The Muslims’ colorful name first caught my eye as a supporting act on the currently ongoing Night Marchers US tour. After a few songs of sampling and boasts by the band that the “vinyl jackets and sleeves silk-screened by us, inserts are hand-typed, and the jackets were shot by a former New York City Police Officer,” I knew I had to splurge for the wax (not that it’s available in any other format). However, the vinyl does come with a bonus CD that includes everything on the vinyl plus three bonus tracks, that are as good, if not better than the material on the vinyl.
The album gets going with “Right and Wrong” just the way the rest of the record follows suit: with a simple instrumental line, a poppin’ snare and effortlessly catchy vocals that are a bit reminiscent of late Springman Records pop-punk act Pain. The music may be “stripped down,” but the songwriting is on par with that of the legendary rock and roll heroes of the `50s and `60s, updated with a hint of irony and ripping guitar solos.

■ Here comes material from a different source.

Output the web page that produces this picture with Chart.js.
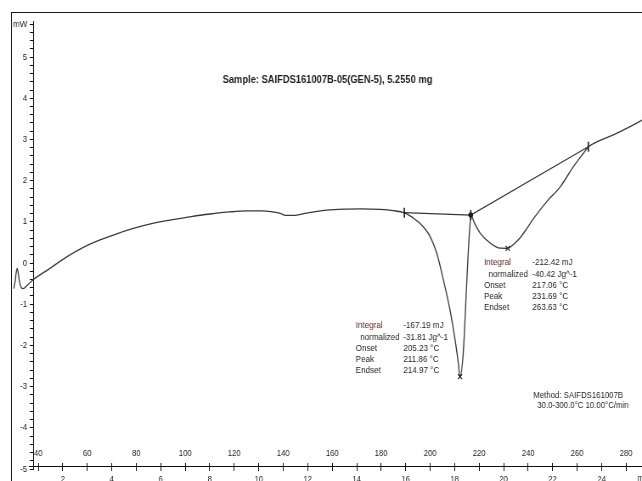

From the surf-tinged spelling bee of “Beside Myself” (“With your BBC E.D., your SAT IQ / I was beside myself / All alone”) through “Religion” and “America,” the Muslims pack some serious rock and roll dance party heat.
It seemed a bit odd that the bonus tracks were included on the CD instead of the vinyl since digital CD tracks are more easily leaked to file sharing sources than vinyl material, but I have absolutely no qualms with getting a CD and some of the best bonus material imaginable along with a vinyl purchase. “Extinction” comes off totally raw in both its sound and lyrics, but there’s no denying the ear-snagging hooks and confident swagger. The same is certainly true of “Nightlife” and “Bright Side,” that with its complementing dual-guitar approach and sunny-sounding woes of despair may just be the best track on the whole damn CD.
OK, seriously, I have to get back to studying, but I couldn’t wait any longer to publicly fill the cup over this record. I was pretty sure that the Night Marchers would easily take the award for best garage punk release of 2008, but they have some serious competition. I apologize for the sparse review and lack of witty cultural references, but don’t let that discourage you from checking out the Muslims ASAP! Allah is stoked.